Ива рванулась изо всех сил, кажется, оставив прилипшим намертво клок кожи, упала навзничь. Хозяин болота возвышался над ней бесформенным чёрным коконом.
— Всё, что я делаю, я делаю ради неё! Я не забыл! Я только её и не забыл!
— Так неужто она хотела бы невинных людей погубить?! — вскричала Ива.
Хозяин затрясся от смеха.
— Невинных? Невинных! Это кто ж тут невинный?! Может, твой кузнец? Тот, кто подол хотел тебе за сараем задрать? Он — невинный? Или быть может… — Чёрный монстр с зелёными глазами навис над нею. Подобия рук впились в землю справа и слева от тела Ивы. — Может тебе понравились его ласки?
Уж чему-чему, а этому мать Лелея Иву не учила. Её и вовсе не учили перечить тем, кто сильнее, и уж подавно тем, кто опаснее. Эту науку поруганной девке пришлось постигать самой. Она наугад ударила туда, где должна была находиться голова Аира, ныне скрытая грязной болотной жижей.
— Не смей говорить так! — приказала Ива прежде, чем поняла, кому влепила пощёчину.
Чего девка не ожидала, так это того, что пощёчина вернёт монстру человеческий облик. Чёрные капли стекли с него, закапали ей на лицо, на рубаху. Аир же, легко опершись на одну руку, перекатился в сторону и сел рядом.
— Что ж, — он криво улыбнулся. — Если желаешь спасти деревню, спасай и того, кто над тобой надругался.
Ива схватилась за запястье, по привычке прикрывая синяки, и лишь после вспомнила, что те уже сошли. А Аир насмешничал.
— Может, ещё не всех девок в деревне он перепортил. Хочешь, — лечи его. Пусть дальше развлекается!
Кулаки девушки сами собой сжались, сминая мох. Неужто до сих пор не забыла? Нет, не забыла! Ни веса тяжёлого тела, ни заломленных рук, ни боли, от которой некуда спрятаться.
А ещё не забыла, как измученный, исхудавший кузнец стоял на четвереньках, изрыгая из себя чёрную грязь; как прятался от солнечного света; как текли из его глаз чёрные слёзы.
Заслужил ли он прощения?
А смерти?
Ледяная рука легла на её щёку, заставив повернуться.
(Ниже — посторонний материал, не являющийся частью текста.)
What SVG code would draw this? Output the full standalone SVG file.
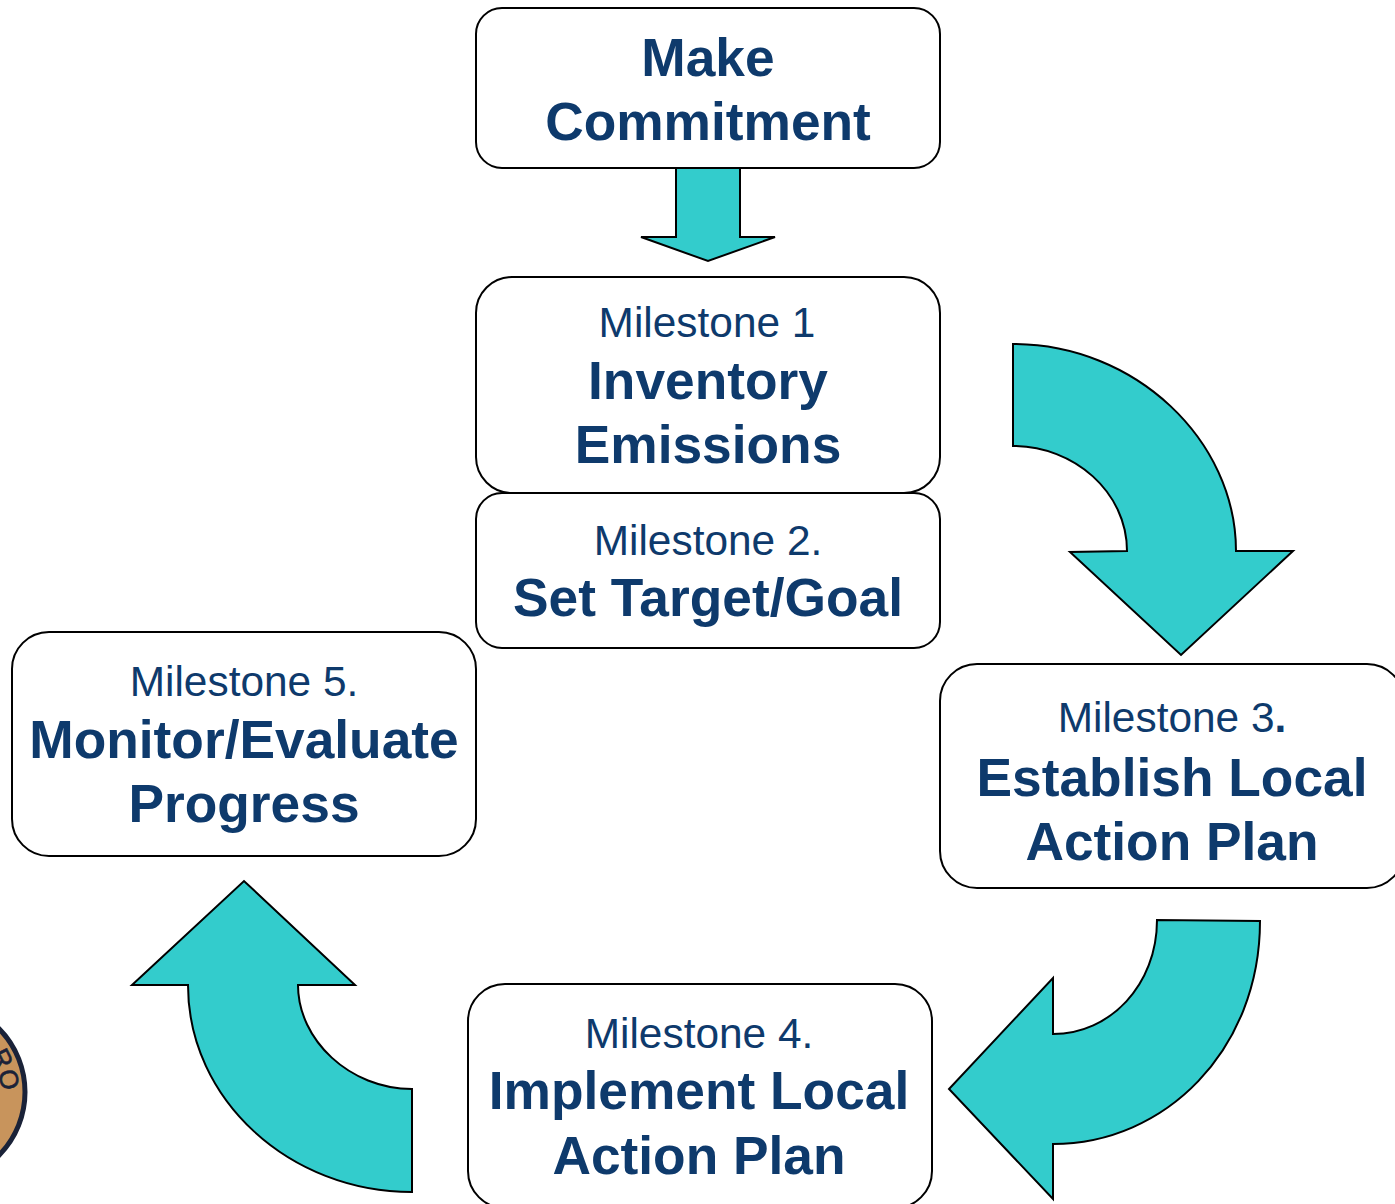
<svg xmlns="http://www.w3.org/2000/svg" width="1395" height="1204" viewBox="0 0 1395 1204">
<style>
.box{fill:#fff;stroke:#000;stroke-width:2}
.arrow{fill:#33cccc;stroke:#000;stroke-width:2;stroke-linejoin:miter}
text{font-family:"Liberation Sans",Arial,sans-serif;fill:#0e3a6c;text-anchor:middle}
.b{font-weight:700;font-size:53.3px}
.r{font-size:42.4px}
</style>
<defs><path id="sealArc" d="M-23.5 1040.7A66 66 0 0 1 1 1092"/></defs>
<rect width="1395" height="1204" fill="#fff"/>
<g id="seal">
<circle cx="-65" cy="1092" r="90" fill="#c8945c" stroke="#1a2238" stroke-width="5"/>
<text style="font-size:26px;fill:#1a2238;stroke:#1a2238;stroke-width:.6;text-anchor:start"><textPath href="#sealArc">DRO</textPath></text>
</g>
<g id="connectors">
<path class="arrow" d="M676 168H740V237H775L708 261L641 237H676Z"/>
<path class="arrow" d="M1013 344C1135 344 1236 440 1236 551H1293L1181 655L1070 552L1127 551C1127 492 1074 446 1013 446Z"/>
<path class="arrow" d="M1260 921C1260 1050 1165 1144 1053 1144V1199L949 1089L1053 978V1034C1110 1034 1157 985 1157 920Z"/>
<path class="arrow" d="M412 1192C290 1192 188 1100 188 985H132L244 881L355 985H298C298 1040 350 1089 412 1089Z"/>
</g>
<g id="make-commitment">
<rect class="box" x="476" y="8" width="464" height="160" rx="26"/>
<text class="b" x="708" y="76">Make</text>
<text class="b" x="708" y="140">Commitment</text>
</g>
<g id="milestone-1">
<rect class="box" x="476" y="277" width="464" height="216" rx="36"/>
<text class="r" x="707" y="337">Milestone 1</text>
<text class="b" x="708" y="399">Inventory</text>
<text class="b" x="708" y="463">Emissions</text>
</g>
<g id="milestone-2">
<rect class="box" x="476" y="493" width="464" height="155" rx="26"/>
<text class="r" x="708" y="555">Milestone 2.</text>
<text class="b" x="708" y="616">Set Target/Goal</text>
</g>
<g id="milestone-3">
<rect class="box" x="940" y="664" width="464" height="224" rx="37"/>
<text class="r" x="1172" y="732">Milestone 3<tspan font-weight="700">.</tspan></text>
<text class="b" x="1172" y="796">Establish Local</text>
<text class="b" x="1172" y="860">Action Plan</text>
</g>
<g id="milestone-4">
<rect class="box" x="468" y="984" width="464" height="224" rx="37"/>
<text class="r" x="699" y="1048">Milestone 4.</text>
<text class="b" x="699" y="1109">Implement Local</text>
<text class="b" x="699" y="1174">Action Plan</text>
</g>
<g id="milestone-5">
<rect class="box" x="12" y="632" width="464" height="224" rx="37"/>
<text class="r" x="244" y="696">Milestone 5.</text>
<text class="b" x="244" y="758">Monitor/Evaluate</text>
<text class="b" x="244" y="822">Progress</text>
</g>
</svg>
Аир прижался лбом к её лбу.
— Хочешь узнать, что такое месть? Хочешь, я знаю. Дай умереть кузнецу. Посмотри, как он мучается, насладись. Упивайся его слабостью, как он упивался твоей. Или… — Его взгляд метнулся к болоту. — Спаси его. Всего-то и нужен что болотный корень. Но ты не станешь, так ведь?
Болотный корень… Ива знала его сказкой. Такой же, как истории о Хозяине болота. Цветок рос на дне, в самой трясине. И цвёл лишь под водой. Маленькая алая звёздочка, охраняемая полчищами нечистых духов. Спасение для умирающих и смертельный яд для здоровых. Сказывают, когда-то они цвели по всему краю: бери, кому нужно. Но люди жестоки. И спасительный цветок стал товаром и сущим проклятием. Многие погибли прежде, чем боги, осерчав, лишили людей лекарства от всех болезней.
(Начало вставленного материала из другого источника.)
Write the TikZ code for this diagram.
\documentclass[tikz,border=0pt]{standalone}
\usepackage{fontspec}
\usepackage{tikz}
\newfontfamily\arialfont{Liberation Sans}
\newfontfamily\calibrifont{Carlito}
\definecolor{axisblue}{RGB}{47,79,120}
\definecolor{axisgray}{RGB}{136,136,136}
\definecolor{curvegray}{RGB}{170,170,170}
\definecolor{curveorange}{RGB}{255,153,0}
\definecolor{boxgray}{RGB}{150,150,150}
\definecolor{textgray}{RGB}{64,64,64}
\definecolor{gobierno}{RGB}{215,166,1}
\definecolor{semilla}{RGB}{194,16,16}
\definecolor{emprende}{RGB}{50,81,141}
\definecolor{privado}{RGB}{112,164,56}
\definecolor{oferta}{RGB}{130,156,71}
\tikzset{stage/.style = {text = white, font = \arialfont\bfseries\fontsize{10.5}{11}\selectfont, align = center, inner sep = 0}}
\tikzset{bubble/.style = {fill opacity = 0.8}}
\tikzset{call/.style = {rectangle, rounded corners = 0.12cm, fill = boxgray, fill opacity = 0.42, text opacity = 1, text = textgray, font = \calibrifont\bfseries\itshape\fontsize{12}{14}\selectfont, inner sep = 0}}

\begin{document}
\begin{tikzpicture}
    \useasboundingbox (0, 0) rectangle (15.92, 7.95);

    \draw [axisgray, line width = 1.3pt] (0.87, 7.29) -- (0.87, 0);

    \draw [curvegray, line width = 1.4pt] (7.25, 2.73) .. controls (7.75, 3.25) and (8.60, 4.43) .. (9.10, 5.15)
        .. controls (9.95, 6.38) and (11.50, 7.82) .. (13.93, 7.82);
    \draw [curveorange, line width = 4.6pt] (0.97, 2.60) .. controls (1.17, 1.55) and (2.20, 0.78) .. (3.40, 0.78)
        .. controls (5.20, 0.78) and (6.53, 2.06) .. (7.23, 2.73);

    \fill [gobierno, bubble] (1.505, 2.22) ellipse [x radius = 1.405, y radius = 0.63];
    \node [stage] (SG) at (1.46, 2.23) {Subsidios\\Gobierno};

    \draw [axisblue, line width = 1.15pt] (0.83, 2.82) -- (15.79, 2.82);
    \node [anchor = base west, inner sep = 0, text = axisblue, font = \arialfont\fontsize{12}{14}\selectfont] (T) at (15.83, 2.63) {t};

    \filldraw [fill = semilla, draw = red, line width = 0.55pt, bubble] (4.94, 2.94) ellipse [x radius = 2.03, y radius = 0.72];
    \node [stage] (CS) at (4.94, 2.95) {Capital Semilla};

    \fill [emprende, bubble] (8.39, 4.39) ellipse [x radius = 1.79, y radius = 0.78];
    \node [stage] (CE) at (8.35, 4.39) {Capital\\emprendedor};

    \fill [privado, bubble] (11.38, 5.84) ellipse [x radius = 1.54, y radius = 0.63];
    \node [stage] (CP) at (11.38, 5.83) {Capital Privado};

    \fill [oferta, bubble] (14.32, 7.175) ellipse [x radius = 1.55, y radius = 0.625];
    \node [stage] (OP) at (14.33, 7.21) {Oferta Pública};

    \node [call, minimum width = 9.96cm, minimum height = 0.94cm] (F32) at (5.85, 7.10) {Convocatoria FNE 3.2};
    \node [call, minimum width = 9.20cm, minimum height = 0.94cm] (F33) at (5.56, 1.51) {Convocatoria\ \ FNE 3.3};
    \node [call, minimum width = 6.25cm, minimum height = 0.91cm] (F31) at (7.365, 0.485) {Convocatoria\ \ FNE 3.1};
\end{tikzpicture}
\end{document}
Быть может, оно и к лучшему, что теперь чудо-трава не доставалась абы кому.
Быть может, стоило признать, что Бран её не достоин.
Ледяные губы коснулись виска девушки.
— Ты хотела, чтобы он страдал. И он страдает. Смотри. Наслаждайся. Мы ведь с тобою похожи, невестушка.
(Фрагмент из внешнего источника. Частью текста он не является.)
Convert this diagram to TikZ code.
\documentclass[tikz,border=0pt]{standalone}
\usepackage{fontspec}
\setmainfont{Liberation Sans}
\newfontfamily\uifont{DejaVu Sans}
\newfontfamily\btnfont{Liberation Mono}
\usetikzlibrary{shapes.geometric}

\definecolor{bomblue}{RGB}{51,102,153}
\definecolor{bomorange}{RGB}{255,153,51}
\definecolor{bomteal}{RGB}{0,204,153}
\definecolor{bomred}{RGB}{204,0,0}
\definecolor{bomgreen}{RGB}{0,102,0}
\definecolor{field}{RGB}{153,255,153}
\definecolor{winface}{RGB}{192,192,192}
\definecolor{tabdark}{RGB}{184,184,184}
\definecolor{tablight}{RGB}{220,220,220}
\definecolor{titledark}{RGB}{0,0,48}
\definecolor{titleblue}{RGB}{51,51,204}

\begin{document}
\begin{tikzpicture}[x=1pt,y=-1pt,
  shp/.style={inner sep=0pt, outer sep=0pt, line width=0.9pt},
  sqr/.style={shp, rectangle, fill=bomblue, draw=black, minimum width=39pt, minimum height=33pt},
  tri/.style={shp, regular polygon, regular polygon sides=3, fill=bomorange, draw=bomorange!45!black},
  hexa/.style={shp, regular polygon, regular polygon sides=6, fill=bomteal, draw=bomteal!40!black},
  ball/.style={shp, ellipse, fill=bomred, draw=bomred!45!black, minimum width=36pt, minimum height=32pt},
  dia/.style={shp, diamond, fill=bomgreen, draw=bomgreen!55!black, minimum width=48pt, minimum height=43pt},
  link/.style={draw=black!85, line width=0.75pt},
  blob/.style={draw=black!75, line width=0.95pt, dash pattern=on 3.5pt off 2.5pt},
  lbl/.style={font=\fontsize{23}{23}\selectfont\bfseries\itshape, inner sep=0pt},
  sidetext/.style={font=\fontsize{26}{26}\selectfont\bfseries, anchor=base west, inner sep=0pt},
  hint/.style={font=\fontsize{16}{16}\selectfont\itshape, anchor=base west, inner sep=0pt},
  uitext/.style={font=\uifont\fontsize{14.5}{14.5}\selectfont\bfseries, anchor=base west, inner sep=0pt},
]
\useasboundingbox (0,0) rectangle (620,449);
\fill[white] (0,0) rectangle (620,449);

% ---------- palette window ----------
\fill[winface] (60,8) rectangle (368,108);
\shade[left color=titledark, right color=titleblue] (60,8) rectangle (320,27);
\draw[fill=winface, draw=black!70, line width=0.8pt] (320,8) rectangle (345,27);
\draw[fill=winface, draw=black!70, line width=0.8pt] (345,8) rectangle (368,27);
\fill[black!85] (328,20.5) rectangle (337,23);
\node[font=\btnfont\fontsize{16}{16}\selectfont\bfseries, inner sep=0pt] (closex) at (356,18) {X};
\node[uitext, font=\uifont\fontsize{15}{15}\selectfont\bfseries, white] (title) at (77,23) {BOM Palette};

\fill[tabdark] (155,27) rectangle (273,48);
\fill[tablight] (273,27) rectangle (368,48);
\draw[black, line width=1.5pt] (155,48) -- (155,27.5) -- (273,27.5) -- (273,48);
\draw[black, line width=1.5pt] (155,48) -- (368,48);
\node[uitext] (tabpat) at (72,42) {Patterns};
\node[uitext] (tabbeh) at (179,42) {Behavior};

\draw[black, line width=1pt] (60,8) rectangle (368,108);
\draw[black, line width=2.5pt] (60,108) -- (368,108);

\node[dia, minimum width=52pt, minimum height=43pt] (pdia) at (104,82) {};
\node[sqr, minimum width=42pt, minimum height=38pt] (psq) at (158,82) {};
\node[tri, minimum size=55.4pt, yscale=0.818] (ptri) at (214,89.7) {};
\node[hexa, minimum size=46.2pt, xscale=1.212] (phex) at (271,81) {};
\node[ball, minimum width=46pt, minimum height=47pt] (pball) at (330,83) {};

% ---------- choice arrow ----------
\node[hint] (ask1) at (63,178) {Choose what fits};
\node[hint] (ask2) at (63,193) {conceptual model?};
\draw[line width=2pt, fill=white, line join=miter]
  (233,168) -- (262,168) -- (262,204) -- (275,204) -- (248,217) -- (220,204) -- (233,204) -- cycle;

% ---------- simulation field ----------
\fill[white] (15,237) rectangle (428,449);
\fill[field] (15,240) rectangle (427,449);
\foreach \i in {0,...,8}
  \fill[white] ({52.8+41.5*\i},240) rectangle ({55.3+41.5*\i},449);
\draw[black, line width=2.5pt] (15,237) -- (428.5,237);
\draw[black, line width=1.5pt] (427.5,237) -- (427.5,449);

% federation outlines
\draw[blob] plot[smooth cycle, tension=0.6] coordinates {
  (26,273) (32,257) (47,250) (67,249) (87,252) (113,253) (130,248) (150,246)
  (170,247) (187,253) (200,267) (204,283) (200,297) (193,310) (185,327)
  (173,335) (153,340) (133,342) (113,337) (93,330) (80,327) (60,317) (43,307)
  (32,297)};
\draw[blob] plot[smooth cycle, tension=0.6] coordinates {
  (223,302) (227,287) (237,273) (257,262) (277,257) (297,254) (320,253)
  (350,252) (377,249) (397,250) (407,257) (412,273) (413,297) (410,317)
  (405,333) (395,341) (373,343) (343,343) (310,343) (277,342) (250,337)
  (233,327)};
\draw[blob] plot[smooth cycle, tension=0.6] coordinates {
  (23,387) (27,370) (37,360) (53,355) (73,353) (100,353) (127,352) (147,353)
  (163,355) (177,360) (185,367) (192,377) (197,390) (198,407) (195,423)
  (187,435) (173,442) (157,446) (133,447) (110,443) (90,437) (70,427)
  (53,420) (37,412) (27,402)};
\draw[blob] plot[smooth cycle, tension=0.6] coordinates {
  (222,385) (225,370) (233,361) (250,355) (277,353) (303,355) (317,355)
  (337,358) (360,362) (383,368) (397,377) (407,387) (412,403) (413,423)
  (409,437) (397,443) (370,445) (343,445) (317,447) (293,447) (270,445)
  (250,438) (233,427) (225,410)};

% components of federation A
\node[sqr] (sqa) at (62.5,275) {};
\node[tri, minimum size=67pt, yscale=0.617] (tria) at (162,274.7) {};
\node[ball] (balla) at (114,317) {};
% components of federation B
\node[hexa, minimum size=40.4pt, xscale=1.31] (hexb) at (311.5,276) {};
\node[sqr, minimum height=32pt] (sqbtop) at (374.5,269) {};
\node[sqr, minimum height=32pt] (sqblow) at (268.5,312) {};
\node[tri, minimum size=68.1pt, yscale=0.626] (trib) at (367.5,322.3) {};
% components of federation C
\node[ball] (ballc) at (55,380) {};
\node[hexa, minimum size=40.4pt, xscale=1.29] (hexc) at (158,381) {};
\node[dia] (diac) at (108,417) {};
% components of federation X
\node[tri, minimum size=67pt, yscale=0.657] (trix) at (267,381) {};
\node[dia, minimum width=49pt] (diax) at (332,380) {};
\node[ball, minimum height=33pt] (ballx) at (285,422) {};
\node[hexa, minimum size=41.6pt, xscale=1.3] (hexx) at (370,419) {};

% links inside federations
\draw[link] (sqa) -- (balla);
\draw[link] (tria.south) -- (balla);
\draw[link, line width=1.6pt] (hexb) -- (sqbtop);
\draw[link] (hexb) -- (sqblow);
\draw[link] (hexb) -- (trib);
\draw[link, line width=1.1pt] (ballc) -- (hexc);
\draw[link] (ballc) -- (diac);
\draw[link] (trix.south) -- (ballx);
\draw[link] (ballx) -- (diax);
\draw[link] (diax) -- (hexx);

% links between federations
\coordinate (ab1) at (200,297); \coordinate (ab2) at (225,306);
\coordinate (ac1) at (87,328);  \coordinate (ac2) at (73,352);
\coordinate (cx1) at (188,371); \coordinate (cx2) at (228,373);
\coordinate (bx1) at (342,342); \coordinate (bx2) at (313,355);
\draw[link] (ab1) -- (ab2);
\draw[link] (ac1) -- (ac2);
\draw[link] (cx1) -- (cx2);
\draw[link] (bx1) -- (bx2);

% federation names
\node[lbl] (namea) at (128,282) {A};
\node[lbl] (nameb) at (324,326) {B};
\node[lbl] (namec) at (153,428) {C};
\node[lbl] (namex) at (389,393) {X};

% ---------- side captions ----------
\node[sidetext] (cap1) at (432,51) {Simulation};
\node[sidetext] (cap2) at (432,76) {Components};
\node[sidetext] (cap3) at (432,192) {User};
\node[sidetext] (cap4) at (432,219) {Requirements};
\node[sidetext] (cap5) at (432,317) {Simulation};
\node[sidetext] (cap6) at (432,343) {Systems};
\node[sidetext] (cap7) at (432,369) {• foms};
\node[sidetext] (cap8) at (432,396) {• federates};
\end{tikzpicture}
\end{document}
Ива поднялась медленно, как во сне. На земле, где она сидела, остался шерстяной платок и смятый, изуродованный мох. Она отвязала и бросила наземь котомку. Скинула юбку, стянула рубаху.
Аир смотрел на девушку во все глаза, точно впервые увидав.
Бледная и хрупкая, с тонкой кожей… Она чем-то походила на тех болотниц, что десятилетиями пели ему утешающие песни. Но было в ней нечто, чего в мертвянках отродясь не водилось. Что не во всяком живом-то человеке встречается. Оно горело глубоко внутри, обжигало и разгоняло тьму.
Девушка не стала объясняться. Она поклонилась Хозяину болота, благодаря за совет и дозволение, и пошла к тёмной воде.
Трясина приняла в объятия ряски нагое тело, обволокла и пронзила холодом, но Ива лишь слегка поёжилась.
— Стой!
Аир вскочил. До последнего не верил, что дурёха взаправду решится нырнуть за болотным корнем.
Ива послушно замерла, и только тут стало ясно, как сильно дрожат её хрупкие плечи. От страха ли, от озноба — не всё ли равно.
Она говорила чуть не плача, но и не подумала вернуться.
— Я не погублю Брана! Я просила тебя о защите, а не о мести.
— Мне виднее, что тебе нужно!
Аир едва поспел к ней, ухватил и потащил к суше, а Ива вцепилась в него зубами со всей мочи.